Nach den Worten von Jan Linsin, Head of Research bei CBRE in Deutschland, beschleunigen die heutigen Krisen genauso wie die wachsenden Anforderungen vieler Kunden an einen umfangreichen digitalen Bankenauftritt den nun schon seit Jahren zu beobachtenden Umstrukturierungsprozess bei den Filialnetzen. Verlierer sind freilich die älteren Menschen, die bei vielen Erledigungen auf die Unterstützung der Mitarbeiter in der Bankfilialen angewiesen sind.

Aber diese Entwicklung ist offenbar nicht mehr aufzuhalten, denn der Trend, das Filialnetz auszudünnen und das Online-Banking auszuweiten, ist laut Studie europaweit zu beobachten – vor allem in den nordeuropäischen Ländern, wo das Filialnetz bereits heute viel weiter geknüpft ist als in Deutschland. In Ländern wie Dänemark, Finnland und Schweden gibt es laut CBRE-Studie weniger als zwei Filialen pro 10 000 Einwohner, hierzulande sind es derzeit noch fast drei Filialen.

Laut Linsin lässt das erwarten, „dass sich der Filialrückgang auch in Deutschland weiter fortsetzen wird, zumal verschiedene Bankinstitute aktuell entsprechende Programme umsetzen“. Wie er weiter vorrechnet, benötigt eine durchschnittliche Bankfiliale mehr als 10 000 Kunden, um ihre Kosten zu erwirtschaften.

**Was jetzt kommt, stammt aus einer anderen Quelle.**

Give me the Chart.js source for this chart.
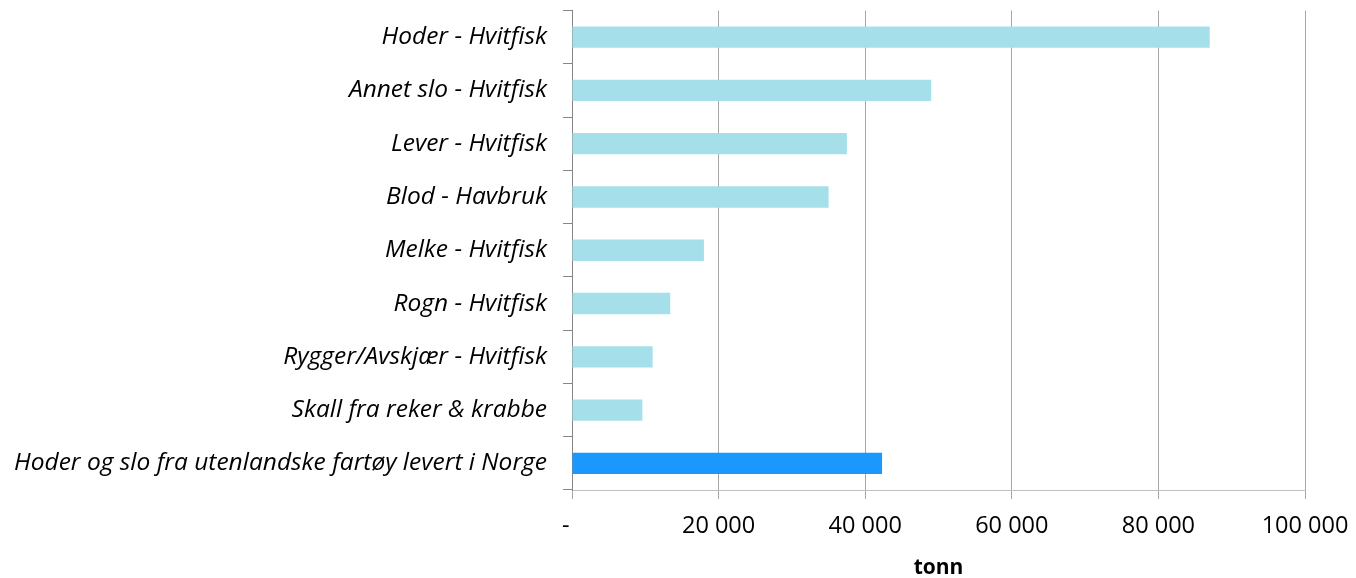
<!DOCTYPE html>
<html>
<head>
<meta charset="utf-8">
<script src="https://cdn.jsdelivr.net/npm/chart.js@4/dist/chart.umd.min.js"></script>
<style>
html,body{margin:0;padding:0;background:#fff;}
#wrap{width:1356px;height:578px;position:relative;}
</style>
</head>
<body>
<div id="wrap"><canvas id="c"></canvas></div>
<script>
const categories = [
  "Hoder - Hvitfisk",
  "Annet slo - Hvitfisk",
  "Lever - Hvitfisk",
  "Blod - Havbruk",
  "Melke - Hvitfisk",
  "Rogn - Hvitfisk",
  "Rygger/Avskjær - Hvitfisk",
  "Skall fra reker & krabbe",
  "Hoder og slo fra utenlandske fartøy levert i Norge"
];
const values = [87000, 49000, 37500, 35000, 18000, 13400, 11000, 9600, 42300];
const barColors = ["#a5dfea","#a5dfea","#a5dfea","#a5dfea","#a5dfea","#a5dfea","#a5dfea","#a5dfea","#1a98fd"];
const xTicks = [0, 20000, 40000, 60000, 80000, 100000];
const xTitle = "tonn";

const fontFam = "'Open Sans', 'Liberation Sans', sans-serif";

new Chart(document.getElementById('c'), {
  type: 'bar',
  data: {
    labels: categories,
    datasets: [{
      data: values,
      backgroundColor: barColors,
      borderWidth: 0,
      barPercentage: 0.4,
      categoryPercentage: 1.0
    }]
  },
  options: {
    indexAxis: 'y',
    responsive: true,
    maintainAspectRatio: false,
    animation: false,
    layout: { padding: { top: 10.5, right: 51, bottom: 0, left: 0 } },
    plugins: { legend: { display: false }, tooltip: { enabled: false } },
    scales: {
      x: {
        min: 0, max: 100000,
        afterBuildTicks: s => { s.ticks = xTicks.map(v => ({ value: v })); },
        afterFit: s => { s.height = 88; s.paddingLeft = 0; s.paddingRight = 0; },
        grid: { color: '#a6a6a6', lineWidth: 1, tickLength: 9, drawTicks: true, tickColor: '#a6a6a6' },
        border: { color: '#bfbfbf', width: 1 },
        ticks: {
          padding: 13,
          color: '#000',
          font: { family: fontFam, size: 23.5 },
          callback: v => v === 0 ? '-\u00a0\u00a0' : v.toLocaleString('en-US').replace(/,/g, ' ')
        },
        title: { display: true, text: xTitle, color: '#000', font: { family: fontFam, size: 21, weight: 'bold' }, padding: { top: 0, bottom: -3 } }
      },
      y: {
        afterFit: s => { s.width = 572; s.paddingTop = 0; s.paddingBottom = 0; },
        grid: { offset: true, drawOnChartArea: false, tickLength: 9, color: '#868686' },
        border: { color: '#868686', width: 1 },
        ticks: {
          padding: 16,
          color: '#000',
          font: { family: fontFam, size: 24.5, style: 'italic' }
        }
      }
    }
  }
});
</script>
</body>
</html>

Beim Blick in die weitere Zukunft geht er davon aus, dass die Zahl der Zweigstellen hierzulande bis 2030 auf gut 15 000 schrumpfen könnte.

Das Filialnetz wird weiter schrumpfen

Dann stellt sich aus Sicht des Experten die Frage, wie diese zukunftsfähigen Bankniederlassungen dann aussehen werden, wobei es künftig sowohl räumlich als auch funktionell größere Unterschiede zwischen den einzelnen Zweigstellen geben dürfte. „Ziel wird es sein, die physischen Filialen in ein digital getriebenes Outbound-Vertriebsmodell mit solitären Kompetenzzentren einzubetten, um Kosten zu senken bei gleichzeitig steigender Beratungsqualität“, erwartet Linsin beim Blick in die Zukunft. Denn aus seiner Sicht dürften größere und stärker frequentierte Filialen versuchen, den Wohlfühlfaktor für die Kunden zu steigern, um den Filialbesuch als „Erlebnis“ zu inszenieren.

Aus Immobilie-Sicht stellt sich gleichzeitig die interessante Frage, wie sich die zahlreichen geschlossenen Bankfilialen nachnutzen lassen. Laut CBRE-Studie gibt es dafür bereits viele kreative und innovative Ideen. „Denn es handelt sich um Immobilien, die sich überwiegend im Zentrum einer Stadt befinden, unabhängig von der Einwohnerzahl“, so heißt es in der Studie: Dabei sind Gebäudeart und Gebäudegröße sehr unterschiedlich und die Palette reicht von Teilflächen in einem Gebäude über hochwertig modernisierte Prachtbauten bis hin zu einfach gehaltenen ländlichen Bankfilialen im 1980er-Jahre-Stil.

Kreative und innovative Ideen für die Nachnutzung

Laut Linsin kommen auf Grund dieser unterschiedlichen Immobilienarten verschiedene Nachnutzungen in Frage. „Während zunächst klassische Nachnutzungen wie Büro, Einzelhandel oder wenn möglich Wohnraum nahe liegen, bieten sich auch innovative Lösungen an“, so der Head of Research. Dazu zählt er Schließfächer, Self-Storage, Pop-up-Stores, Co-Working/Flex Office, Dark Kitchen oder Dark Stores, Gesundheitseinrichtungen, aber auch Kitas oder Indoor Farming – halt alles, was heute gebraucht und ausprobiert wird.